The problem
Set the lines down again exactly, first line through the line that contains "yticks_a = [0.0, 0.05, 0.10, 0.15, 0.20, 0.25, 0.30]", with no pictures.

Recorded information

--------------------

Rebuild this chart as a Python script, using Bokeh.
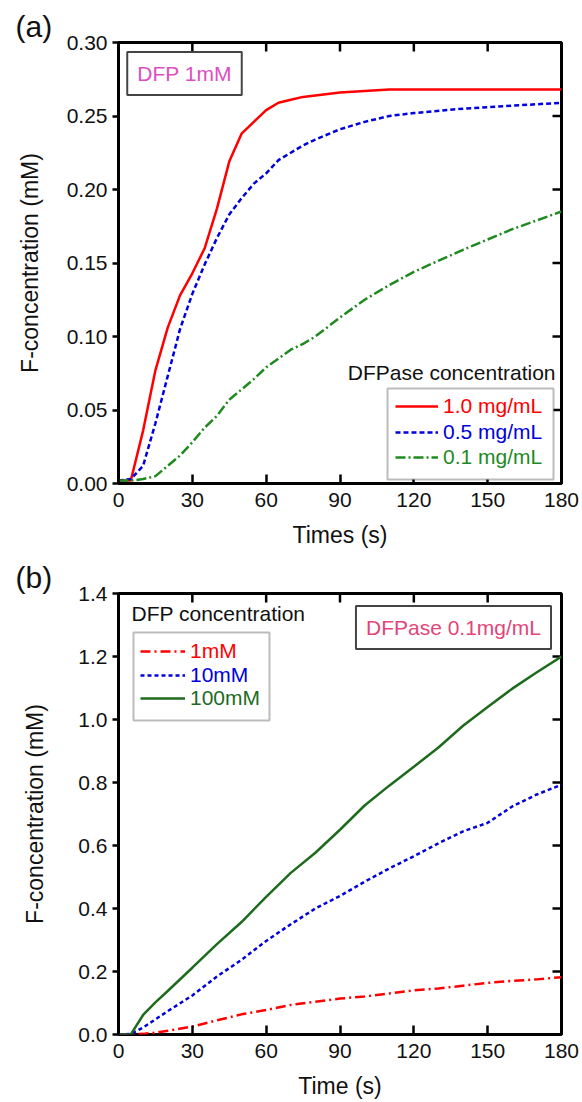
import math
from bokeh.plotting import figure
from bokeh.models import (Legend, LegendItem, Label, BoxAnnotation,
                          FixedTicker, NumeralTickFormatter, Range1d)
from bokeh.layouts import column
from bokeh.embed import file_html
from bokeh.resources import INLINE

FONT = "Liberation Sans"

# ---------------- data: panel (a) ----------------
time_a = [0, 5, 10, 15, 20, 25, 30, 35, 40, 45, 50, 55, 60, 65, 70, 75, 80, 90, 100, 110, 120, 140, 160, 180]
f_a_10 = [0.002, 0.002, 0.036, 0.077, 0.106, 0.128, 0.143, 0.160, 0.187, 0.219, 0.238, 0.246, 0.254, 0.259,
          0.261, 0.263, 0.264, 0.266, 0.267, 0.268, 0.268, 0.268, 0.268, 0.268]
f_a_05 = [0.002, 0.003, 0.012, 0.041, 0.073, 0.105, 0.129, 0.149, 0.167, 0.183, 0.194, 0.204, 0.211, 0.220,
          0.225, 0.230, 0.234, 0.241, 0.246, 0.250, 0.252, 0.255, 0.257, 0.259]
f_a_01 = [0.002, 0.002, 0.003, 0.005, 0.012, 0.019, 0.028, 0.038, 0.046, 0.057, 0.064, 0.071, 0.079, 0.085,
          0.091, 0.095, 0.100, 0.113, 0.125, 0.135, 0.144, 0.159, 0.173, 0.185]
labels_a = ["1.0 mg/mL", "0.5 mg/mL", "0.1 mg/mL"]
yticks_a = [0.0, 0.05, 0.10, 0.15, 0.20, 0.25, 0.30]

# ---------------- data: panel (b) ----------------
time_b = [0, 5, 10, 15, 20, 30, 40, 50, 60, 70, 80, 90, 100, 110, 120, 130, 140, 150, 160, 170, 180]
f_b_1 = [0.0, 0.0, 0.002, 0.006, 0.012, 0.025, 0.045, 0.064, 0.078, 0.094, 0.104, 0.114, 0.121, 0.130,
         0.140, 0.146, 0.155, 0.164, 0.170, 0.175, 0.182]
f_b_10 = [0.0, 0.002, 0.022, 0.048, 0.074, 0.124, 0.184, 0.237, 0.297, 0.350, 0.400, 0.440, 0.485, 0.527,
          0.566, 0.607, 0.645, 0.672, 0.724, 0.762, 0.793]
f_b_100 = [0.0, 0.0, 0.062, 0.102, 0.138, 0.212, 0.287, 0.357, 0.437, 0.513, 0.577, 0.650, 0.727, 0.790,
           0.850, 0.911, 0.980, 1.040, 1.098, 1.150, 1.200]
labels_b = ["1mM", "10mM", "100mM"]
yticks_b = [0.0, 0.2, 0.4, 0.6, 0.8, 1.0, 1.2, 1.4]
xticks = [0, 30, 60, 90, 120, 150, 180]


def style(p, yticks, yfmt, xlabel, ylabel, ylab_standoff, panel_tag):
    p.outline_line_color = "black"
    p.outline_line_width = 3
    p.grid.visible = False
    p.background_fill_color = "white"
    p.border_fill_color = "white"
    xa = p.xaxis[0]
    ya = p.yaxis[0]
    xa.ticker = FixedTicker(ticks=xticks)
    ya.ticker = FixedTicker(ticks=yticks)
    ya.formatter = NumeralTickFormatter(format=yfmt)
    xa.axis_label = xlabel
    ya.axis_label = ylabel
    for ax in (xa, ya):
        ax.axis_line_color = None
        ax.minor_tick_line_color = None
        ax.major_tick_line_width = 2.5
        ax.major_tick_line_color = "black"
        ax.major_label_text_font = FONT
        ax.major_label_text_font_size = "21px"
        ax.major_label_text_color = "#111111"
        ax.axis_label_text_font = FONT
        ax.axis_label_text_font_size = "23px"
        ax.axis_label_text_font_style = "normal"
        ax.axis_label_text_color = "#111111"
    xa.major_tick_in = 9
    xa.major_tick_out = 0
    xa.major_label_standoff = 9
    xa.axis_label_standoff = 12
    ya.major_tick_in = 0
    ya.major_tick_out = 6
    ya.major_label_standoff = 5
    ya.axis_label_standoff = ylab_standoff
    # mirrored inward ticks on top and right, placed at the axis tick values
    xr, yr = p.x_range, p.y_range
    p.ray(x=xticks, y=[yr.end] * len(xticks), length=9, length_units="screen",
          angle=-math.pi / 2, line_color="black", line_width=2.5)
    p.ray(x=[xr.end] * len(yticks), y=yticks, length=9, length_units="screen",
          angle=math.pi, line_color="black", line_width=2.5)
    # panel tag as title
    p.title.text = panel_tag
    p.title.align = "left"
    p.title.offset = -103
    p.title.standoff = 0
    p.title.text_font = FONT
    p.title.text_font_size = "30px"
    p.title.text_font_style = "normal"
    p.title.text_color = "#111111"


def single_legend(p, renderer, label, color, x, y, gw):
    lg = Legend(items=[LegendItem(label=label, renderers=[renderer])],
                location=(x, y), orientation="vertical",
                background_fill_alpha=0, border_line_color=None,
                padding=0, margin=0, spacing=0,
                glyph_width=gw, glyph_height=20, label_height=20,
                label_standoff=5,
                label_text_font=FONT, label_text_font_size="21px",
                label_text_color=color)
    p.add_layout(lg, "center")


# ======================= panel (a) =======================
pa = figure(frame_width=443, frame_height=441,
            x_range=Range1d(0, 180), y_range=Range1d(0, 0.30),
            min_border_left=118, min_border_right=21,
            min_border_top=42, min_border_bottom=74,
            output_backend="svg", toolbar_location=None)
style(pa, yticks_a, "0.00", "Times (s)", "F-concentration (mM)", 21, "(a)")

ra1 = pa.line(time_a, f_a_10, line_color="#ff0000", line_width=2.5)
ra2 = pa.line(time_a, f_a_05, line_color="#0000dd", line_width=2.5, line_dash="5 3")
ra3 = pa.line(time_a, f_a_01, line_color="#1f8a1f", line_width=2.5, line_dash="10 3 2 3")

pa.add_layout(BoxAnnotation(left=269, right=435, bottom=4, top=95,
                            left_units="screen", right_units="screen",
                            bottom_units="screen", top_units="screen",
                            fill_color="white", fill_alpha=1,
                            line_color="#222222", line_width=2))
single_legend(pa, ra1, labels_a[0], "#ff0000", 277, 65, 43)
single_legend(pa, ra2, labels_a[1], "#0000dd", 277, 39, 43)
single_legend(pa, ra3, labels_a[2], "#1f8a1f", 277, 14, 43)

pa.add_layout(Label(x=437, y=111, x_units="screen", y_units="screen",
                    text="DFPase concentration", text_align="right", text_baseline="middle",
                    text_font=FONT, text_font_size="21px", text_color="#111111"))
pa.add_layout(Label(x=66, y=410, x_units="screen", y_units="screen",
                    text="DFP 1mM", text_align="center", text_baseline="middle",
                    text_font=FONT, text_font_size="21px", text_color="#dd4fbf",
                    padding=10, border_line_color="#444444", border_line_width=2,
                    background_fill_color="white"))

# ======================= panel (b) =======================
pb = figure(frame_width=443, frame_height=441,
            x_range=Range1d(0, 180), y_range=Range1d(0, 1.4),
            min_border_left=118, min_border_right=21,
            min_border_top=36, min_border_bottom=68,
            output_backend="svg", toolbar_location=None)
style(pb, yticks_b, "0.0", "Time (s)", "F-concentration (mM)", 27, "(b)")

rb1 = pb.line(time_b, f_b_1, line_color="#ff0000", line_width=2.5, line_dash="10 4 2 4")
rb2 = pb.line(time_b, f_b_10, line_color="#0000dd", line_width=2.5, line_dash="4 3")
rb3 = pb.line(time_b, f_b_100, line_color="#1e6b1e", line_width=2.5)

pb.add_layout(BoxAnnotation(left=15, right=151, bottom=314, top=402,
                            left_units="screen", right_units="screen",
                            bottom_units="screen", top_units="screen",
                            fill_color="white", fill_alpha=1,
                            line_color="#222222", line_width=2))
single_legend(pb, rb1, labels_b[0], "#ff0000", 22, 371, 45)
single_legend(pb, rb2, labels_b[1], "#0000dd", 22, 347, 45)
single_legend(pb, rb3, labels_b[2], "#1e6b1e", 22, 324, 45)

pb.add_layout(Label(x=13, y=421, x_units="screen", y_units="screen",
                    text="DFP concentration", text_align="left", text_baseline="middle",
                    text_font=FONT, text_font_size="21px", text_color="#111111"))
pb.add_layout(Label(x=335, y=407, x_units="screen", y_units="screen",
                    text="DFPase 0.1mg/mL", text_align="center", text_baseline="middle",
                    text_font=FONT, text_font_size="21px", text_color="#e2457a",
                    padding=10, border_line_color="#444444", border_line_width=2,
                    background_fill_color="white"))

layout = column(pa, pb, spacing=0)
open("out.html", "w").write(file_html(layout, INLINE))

--------------------

Written solution
Rebuild this chart as a Python script, using Bokeh.
import math
from bokeh.plotting import figure
from bokeh.models import (Legend, LegendItem, Label, BoxAnnotation,
                          FixedTicker, NumeralTickFormatter, Range1d)
from bokeh.layouts import column
from bokeh.embed import file_html
from bokeh.resources import INLINE

FONT = "Liberation Sans"

# ---------------- data: panel (a) ----------------
time_a = [0, 5, 10, 15, 20, 25, 30, 35, 40, 45, 50, 55, 60, 65, 70, 75, 80, 90, 100, 110, 120, 140, 160, 180]
f_a_10 = [0.002, 0.002, 0.036, 0.077, 0.106, 0.128, 0.143, 0.160, 0.187, 0.219, 0.238, 0.246, 0.254, 0.259,
          0.261, 0.263, 0.264, 0.266, 0.267, 0.268, 0.268, 0.268, 0.268, 0.268]
f_a_05 = [0.002, 0.003, 0.012, 0.041, 0.073, 0.105, 0.129, 0.149, 0.167, 0.183, 0.194, 0.204, 0.211, 0.220,
          0.225, 0.230, 0.234, 0.241, 0.246, 0.250, 0.252, 0.255, 0.257, 0.259]
f_a_01 = [0.002, 0.002, 0.003, 0.005, 0.012, 0.019, 0.028, 0.038, 0.046, 0.057, 0.064, 0.071, 0.079, 0.085,
          0.091, 0.095, 0.100, 0.113, 0.125, 0.135, 0.144, 0.159, 0.173, 0.185]
labels_a = ["1.0 mg/mL", "0.5 mg/mL", "0.1 mg/mL"]
yticks_a = [0.0, 0.05, 0.10, 0.15, 0.20, 0.25, 0.30]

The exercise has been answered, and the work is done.